**To be done**
Do not repeat pictures. Repeat exactly the lines of the listing below from its first line through the line with "Y_RANGE = [80, 125]".

--- START OF Data block ---

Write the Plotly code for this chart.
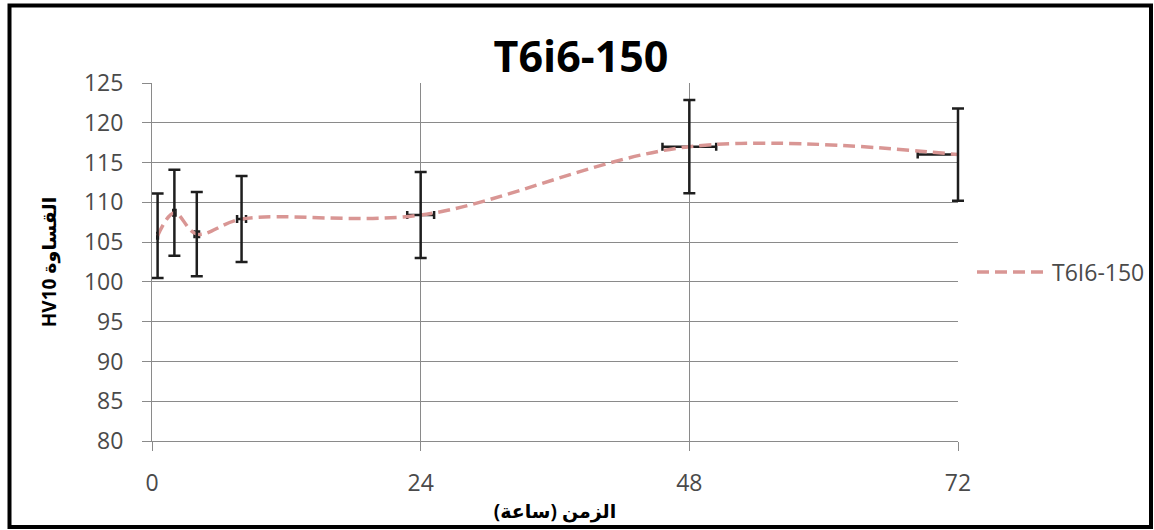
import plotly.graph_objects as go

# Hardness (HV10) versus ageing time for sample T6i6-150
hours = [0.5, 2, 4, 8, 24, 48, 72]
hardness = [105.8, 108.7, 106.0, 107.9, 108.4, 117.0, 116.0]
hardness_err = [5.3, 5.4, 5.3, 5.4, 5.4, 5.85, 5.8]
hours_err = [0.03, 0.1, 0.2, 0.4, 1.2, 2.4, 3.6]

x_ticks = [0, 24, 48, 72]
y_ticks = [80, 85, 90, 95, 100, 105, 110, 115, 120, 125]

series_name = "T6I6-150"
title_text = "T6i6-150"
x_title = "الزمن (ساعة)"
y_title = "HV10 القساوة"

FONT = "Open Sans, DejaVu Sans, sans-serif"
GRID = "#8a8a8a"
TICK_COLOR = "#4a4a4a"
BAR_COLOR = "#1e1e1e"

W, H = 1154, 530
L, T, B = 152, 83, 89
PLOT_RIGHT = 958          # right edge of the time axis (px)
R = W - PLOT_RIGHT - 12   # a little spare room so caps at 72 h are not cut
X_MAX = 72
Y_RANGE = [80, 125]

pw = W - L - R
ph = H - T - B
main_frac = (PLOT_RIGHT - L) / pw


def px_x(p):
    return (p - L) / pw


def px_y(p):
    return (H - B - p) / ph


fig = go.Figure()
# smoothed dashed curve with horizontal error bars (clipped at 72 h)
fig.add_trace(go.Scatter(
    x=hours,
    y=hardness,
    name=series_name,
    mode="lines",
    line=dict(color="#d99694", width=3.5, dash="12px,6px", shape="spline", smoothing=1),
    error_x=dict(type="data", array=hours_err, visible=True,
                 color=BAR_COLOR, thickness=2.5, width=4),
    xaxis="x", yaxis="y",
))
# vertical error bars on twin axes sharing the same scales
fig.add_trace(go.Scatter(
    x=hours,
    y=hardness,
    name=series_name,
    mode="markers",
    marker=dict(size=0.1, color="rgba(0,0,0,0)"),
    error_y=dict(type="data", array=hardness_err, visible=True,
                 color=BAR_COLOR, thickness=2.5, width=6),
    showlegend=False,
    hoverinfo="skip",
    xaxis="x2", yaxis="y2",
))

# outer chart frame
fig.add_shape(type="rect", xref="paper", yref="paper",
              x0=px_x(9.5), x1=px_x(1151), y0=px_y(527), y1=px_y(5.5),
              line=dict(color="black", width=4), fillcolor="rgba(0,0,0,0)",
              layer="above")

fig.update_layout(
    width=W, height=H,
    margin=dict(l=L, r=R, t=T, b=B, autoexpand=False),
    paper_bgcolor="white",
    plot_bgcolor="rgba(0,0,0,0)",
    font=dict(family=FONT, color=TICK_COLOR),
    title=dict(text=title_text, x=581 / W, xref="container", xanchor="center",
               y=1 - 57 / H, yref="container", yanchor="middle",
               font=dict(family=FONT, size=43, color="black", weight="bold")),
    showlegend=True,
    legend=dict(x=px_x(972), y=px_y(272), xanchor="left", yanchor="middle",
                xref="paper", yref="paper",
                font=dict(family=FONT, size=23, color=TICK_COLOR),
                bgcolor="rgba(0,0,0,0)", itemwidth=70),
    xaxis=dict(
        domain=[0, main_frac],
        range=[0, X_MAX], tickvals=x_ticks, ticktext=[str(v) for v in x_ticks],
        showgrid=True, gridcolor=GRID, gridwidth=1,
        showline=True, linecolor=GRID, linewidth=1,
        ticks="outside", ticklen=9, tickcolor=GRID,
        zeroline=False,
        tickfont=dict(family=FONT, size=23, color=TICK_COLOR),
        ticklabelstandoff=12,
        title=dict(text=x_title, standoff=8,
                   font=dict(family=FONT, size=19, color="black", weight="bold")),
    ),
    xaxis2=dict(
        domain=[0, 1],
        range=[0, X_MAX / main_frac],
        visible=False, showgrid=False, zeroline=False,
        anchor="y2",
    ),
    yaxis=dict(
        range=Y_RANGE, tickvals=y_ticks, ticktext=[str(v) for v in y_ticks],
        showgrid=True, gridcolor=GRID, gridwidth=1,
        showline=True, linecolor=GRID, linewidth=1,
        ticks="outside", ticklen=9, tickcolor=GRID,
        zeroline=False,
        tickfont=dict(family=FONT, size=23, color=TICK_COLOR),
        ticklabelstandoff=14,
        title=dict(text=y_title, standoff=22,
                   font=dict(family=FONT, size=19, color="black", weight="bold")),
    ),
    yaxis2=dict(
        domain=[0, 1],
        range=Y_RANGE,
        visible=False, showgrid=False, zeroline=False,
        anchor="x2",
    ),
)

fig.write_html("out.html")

--- END OF Data block ---

**Solution for this task**
Write the Plotly code for this chart.
import plotly.graph_objects as go

# Hardness (HV10) versus ageing time for sample T6i6-150
hours = [0.5, 2, 4, 8, 24, 48, 72]
hardness = [105.8, 108.7, 106.0, 107.9, 108.4, 117.0, 116.0]
hardness_err = [5.3, 5.4, 5.3, 5.4, 5.4, 5.85, 5.8]
hours_err = [0.03, 0.1, 0.2, 0.4, 1.2, 2.4, 3.6]

x_ticks = [0, 24, 48, 72]
y_ticks = [80, 85, 90, 95, 100, 105, 110, 115, 120, 125]

series_name = "T6I6-150"
title_text = "T6i6-150"
x_title = "الزمن (ساعة)"
y_title = "HV10 القساوة"

FONT = "Open Sans, DejaVu Sans, sans-serif"
GRID = "#8a8a8a"
TICK_COLOR = "#4a4a4a"
BAR_COLOR = "#1e1e1e"

W, H = 1154, 530
L, T, B = 152, 83, 89
PLOT_RIGHT = 958          # right edge of the time axis (px)
R = W - PLOT_RIGHT - 12   # a little spare room so caps at 72 h are not cut
X_MAX = 72
Y_RANGE = [80, 125]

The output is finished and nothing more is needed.